When I became a vegetarian, I think it came to represent a core piece of my identity. I've always had a strong sense of justice and fairness. The same ethics that made me stop eating animals also made me understand that all love is equal.
Have you experienced mistreatment, mockery, or harassment because of your vegetarianism?
Yes. One time during Thanksgiving, I passed the tray of turkey and said, No thanks. My uncle freaked out and started ranting about how I thought I was better for not eating animals. Meanwhile, my aunt (his sister), prepared separate veggie stuffing for me. It was no big deal [to her].
Do you participate in LGBTQ or animal rights activism?
Yes. I think a sense of fairness and the activist punk community motivated me.
"When I became a vegetarian, I think it came to represent a core piece of my identity... The same ethics that made me stop eating animals also made me understand that all love is equal."
what effects Do your food choices have on your daily life?
I try to eat healthfully. I think it's challenging to maintain a vegetarian diet [because] it takes time and planning or resources.
Has being vegetarian functioned differently at home, school, and in the workplace?
Well, after my family got over it, it wasn't an issue. In school and professional settings it was never an issue, but then, I've always lived in New York or California. It was an issue sometimes when traveling, but awareness has changed so much.
Do you use food to better relate to people?
I think having been a vegetarian, I often make friends with people who are. I'm more aware of it.
do you avoid food to better relate to people?

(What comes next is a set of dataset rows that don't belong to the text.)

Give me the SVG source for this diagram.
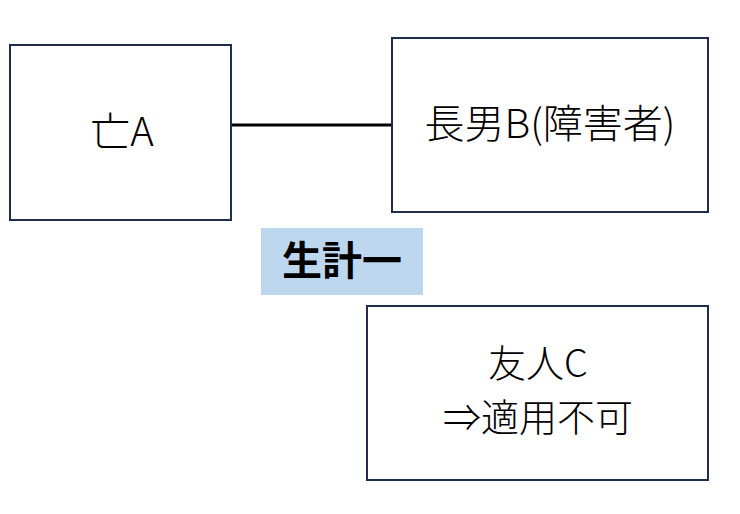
<svg xmlns="http://www.w3.org/2000/svg" width="740" height="514" viewBox="0 0 740 514">
<style>
.box{fill:#fff;stroke:#1f2d4a;stroke-width:2}
.t{font-family:"Noto Sans CJK JP","Noto Sans",sans-serif;font-size:40px;font-weight:300;fill:#000;text-anchor:middle}
.b{font-size:40px;font-weight:bold}
.c{font-size:38px}
</style>
<rect width="740" height="514" fill="#fff"/>
<g id="connectors"><line x1="231" y1="125" x2="392" y2="125" stroke="#000" stroke-width="3"/></g>
<g id="nodeA"><rect class="box" x="10" y="45" width="221" height="175"/><text class="t" x="122" y="146">亡A</text></g>
<g id="nodeB"><rect class="box" x="392" y="38" width="316" height="174"/><text class="t" x="550" y="138">長男B(障害者)</text></g>
<g id="label"><rect x="261" y="228" width="162" height="67" fill="#bdd7ee"/><text class="t b" x="342" y="275">生計一</text></g>
<g id="nodeC"><rect class="box" x="367" y="306" width="341" height="174"/><text class="t c" x="538" y="377">友人C</text><text class="t c" x="538" y="431">⇒適用不可</text></g>
</svg>
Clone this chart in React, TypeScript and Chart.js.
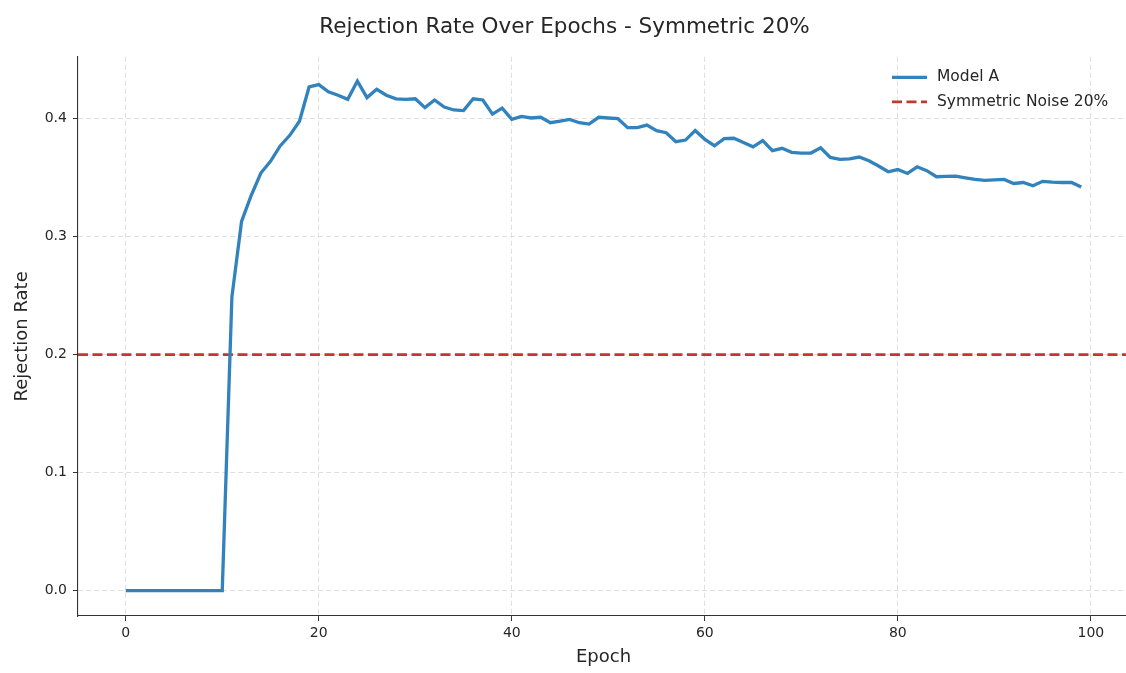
import React, { useEffect, useRef } from "react";
import { Chart, registerables } from "chart.js";

Chart.register(...registerables);

// ---- data ----
const chartTitle = "Rejection Rate Over Epochs - Symmetric 20%";
const xAxisLabel = "Epoch";
const yAxisLabel = "Rejection Rate";
const seriesLabel = "Model A";
const noiseLabel = "Symmetric Noise 20%";
const noiseLevel = 0.2;

const rejectionRate = [
  0, 0, 0, 0, 0, 0, 0, 0, 0, 0, 0,
  0.249, 0.313, 0.335, 0.354, 0.364, 0.377, 0.386, 0.398, 0.427,
  0.429, 0.423, 0.42, 0.4165, 0.432, 0.418, 0.425, 0.42, 0.417, 0.4165,
  0.417, 0.4095, 0.416, 0.41, 0.4075, 0.407, 0.417, 0.416, 0.404, 0.409,
  0.3995, 0.402, 0.4007, 0.4013, 0.3967, 0.398, 0.3995, 0.3967, 0.3956, 0.4013,
  0.4007, 0.4001, 0.3925, 0.3925, 0.3947, 0.39, 0.3882, 0.3806, 0.382, 0.39,
  0.3826, 0.3772, 0.3832, 0.3835, 0.38, 0.3763, 0.3815, 0.373, 0.375, 0.3716,
  0.371, 0.371, 0.3755, 0.3673, 0.3656, 0.3661, 0.3676, 0.3644, 0.36, 0.3551,
  0.357, 0.3537, 0.3593, 0.356, 0.3509, 0.3512, 0.3514, 0.35, 0.3486, 0.3478,
  0.3483, 0.3486, 0.3452, 0.346, 0.3432, 0.347, 0.3464, 0.346, 0.346, 0.3421,
];

const xTicks = [0, 20, 40, 60, 80, 100];
const yTicks = [0, 0.1, 0.2, 0.3, 0.4];
const xMin = -4.95;
const xMax = 103.95;
const yMin = -0.0216;
const yMax = 0.4526;

const FONT = "'DejaVu Sans', sans-serif";
const TEXT = "#262626";

const legendPlugin = {
  id: "insideLegend",
  afterDraw(chart: any) {
    const { ctx, chartArea } = chart;
    ctx.save();
    ctx.font = `15.5px ${FONT}`;
    ctx.textBaseline = "middle";
    ctx.textAlign = "left";
    chart.data.datasets.forEach((ds: any, i: number) => {
      const y = chartArea.top + 20.5 + i * 24.5;
      const x0 = chartArea.right - 237;
      ctx.beginPath();
      ctx.strokeStyle = ds.borderColor;
      ctx.lineWidth = ds.borderWidth;
      ctx.setLineDash(ds.borderDash || []);
      ctx.moveTo(x0, y);
      ctx.lineTo(x0 + 35, y);
      ctx.stroke();
      ctx.setLineDash([]);
      ctx.fillStyle = TEXT;
      ctx.fillText(ds.label, x0 + 45, y);
    });
    ctx.restore();
  },
};

export default function App() {
  const ref = useRef<HTMLCanvasElement | null>(null);
  useEffect(() => {
    if (!ref.current) return;
    const chart = new Chart(ref.current, {
      type: "line",
      data: {
        datasets: [
          {
            label: seriesLabel,
            data: rejectionRate.map((y, i) => ({ x: i, y })),
            borderColor: "#3182bd",
            borderWidth: 3.3,
            pointRadius: 0,
            tension: 0,
            fill: false,
          },
          {
            label: noiseLabel,
            data: [
              { x: xMin, y: noiseLevel },
              { x: xMax, y: noiseLevel },
            ],
            borderColor: "#c0392b",
            borderWidth: 2.8,
            borderDash: [10, 4.5],
            pointRadius: 0,
            fill: false,
          },
        ],
      },
      options: {
        responsive: false,
        animation: false,
        events: [],
        layout: { padding: { left: 0, right: 0, top: 0, bottom: 0 } },
        plugins: {
          legend: { display: false },
          tooltip: { enabled: false },
          title: {
            display: true,
            text: chartTitle,
            color: TEXT,
            font: { family: FONT, size: 21.5, weight: "normal" },
            padding: { top: 15, bottom: 16 },
          },
        },
        scales: {
          x: {
            type: "linear",
            min: xMin,
            max: xMax,
            afterBuildTicks: (axis: any) => {
              axis.ticks = xTicks.map((v) => ({ value: v }));
            },
            ticks: {
              color: TEXT,
              font: { family: FONT, size: 14 },
              padding: 4,
              maxRotation: 0,
              autoSkip: false,
              callback: (v: any) => String(v),
            },
            grid: {
              color: "#dddddd",
              lineWidth: 0.9,
              tickLength: 5,
              tickColor: "#333333",
              tickWidth: 1,
            },
            border: { color: "#333333", width: 1.1, dash: [5, 3] },
            title: {
              display: true,
              text: xAxisLabel,
              color: TEXT,
              font: { family: FONT, size: 18 },
              padding: { top: 0.4, bottom: 5.2 },
            },
          },
          y: {
            type: "linear",
            min: yMin,
            max: yMax,
            afterBuildTicks: (axis: any) => {
              axis.ticks = yTicks.map((v) => ({ value: v }));
            },
            ticks: {
              color: TEXT,
              font: { family: FONT, size: 14 },
              padding: 6,
              autoSkip: false,
              callback: (v: any) => Number(v).toFixed(1),
            },
            grid: {
              color: "#dddddd",
              lineWidth: 0.9,
              tickLength: 5,
              tickColor: "#333333",
              tickWidth: 1,
            },
            border: { color: "#333333", width: 1.1, dash: [5, 3] },
            title: {
              display: true,
              text: yAxisLabel,
              color: TEXT,
              font: { family: FONT, size: 18 },
              padding: { top: 11.2, bottom: 5.9 },
            },
          },
        },
      },
      plugins: [legendPlugin],
    });
    return () => chart.destroy();
  }, []);

  return (
    <div
      style={{
        position: "fixed",
        left: 0,
        top: 0,
        width: 1126,
        height: 673,
        overflow: "hidden",
        background: "#fff",
      }}
    >
      <canvas ref={ref} width={1129} height={673} style={{ width: 1129, height: 673, display: "block" }} />
    </div>
  );
}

Nope. One funny story: I went to a lesbian casserole potluck and made shepard's pie with grassfed, organic beef and lamb. I didn't grow up eating casseroles because my mom isn't American, so I decided to try something new. Because so many lesbians are vegetarian, the host said, "Lamb at a lesbian potluck? Bold choice."
So many queer people are vegetarian or go through a vegetarian phase. There's even a joke about it in But I'm a Cheerleader: her parents know she's gay because she eats tofu.
This interview was conducted in November 2016 via an online questionnaire and has been edited.